Monday, December 01, 2008

Wednesday 11th November 1942

10:45a.m. of what we once called the “remembrance day.” This was the day on which we used to stand in silence for a moment, remembering our million men, who “died in war that we might live in peace.” The men who died for nothing, after all!

Still The Road is chocked with traffic, moving towards Sollum, where the fighting is now in progress. If the battles of Libya add up to a victory for us, the people of England – not the big shots and politicians, but the dear, plodding ordinary people – will have played their part in it too. If the factory workers of England could see what I see now – new guns, new tanks, new lorries all streaming westwards in a dense mass with the planes of the RAF swooping to and fro overhead – they would be able to say proudly, “Well, the boys have got the stuff from us this time.”
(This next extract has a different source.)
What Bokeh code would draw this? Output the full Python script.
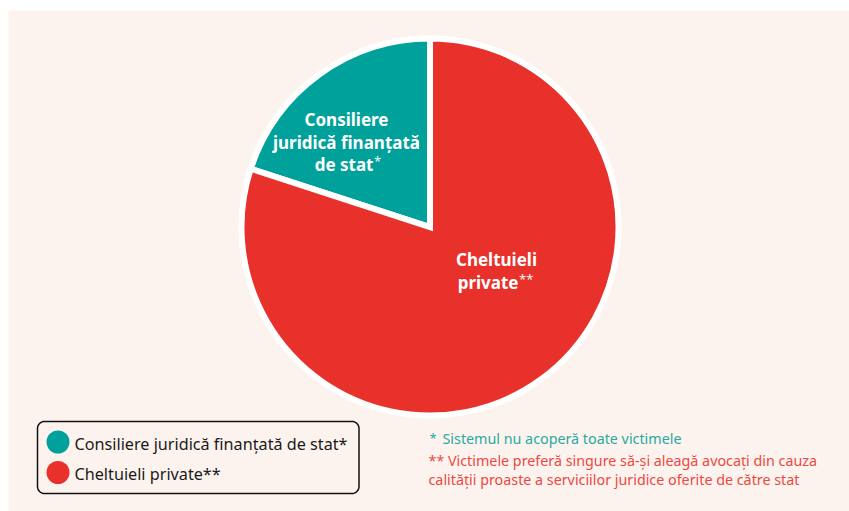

The Colonel gave a lecture to us again last night and said the campaign was going well, thanks chiefly to the work of gunners and engineers. He apologised for keeping us here but said we should soon be in action again. (“We must reach Tripoli before the Yanks, what?”) Just before the battle he told us we might be “home for Christmas”. That old joke was greeted with cynical amusement by we old Yeomen. It will be our third Xmas in the desert. Last night, however, he said (as though he were offering us something better!), “Perhaps instead of having Xmas at home, we'll have it in Sicily, or Italy or Southern France.” This evoked about the same response as his former statement.

All Colonels seem of a type. There are degrees of course. Todhunter treated war as fox-hunting, Matthews as a smashing of “the boche” and this Colonel says, “It is just like a game of rugger football”!

We are quite near 339 Battery, here. Stan Ling and Jack Chenery have been across to see me and tonight I am going over there – unless we have moved by then. We are under four hours notice now.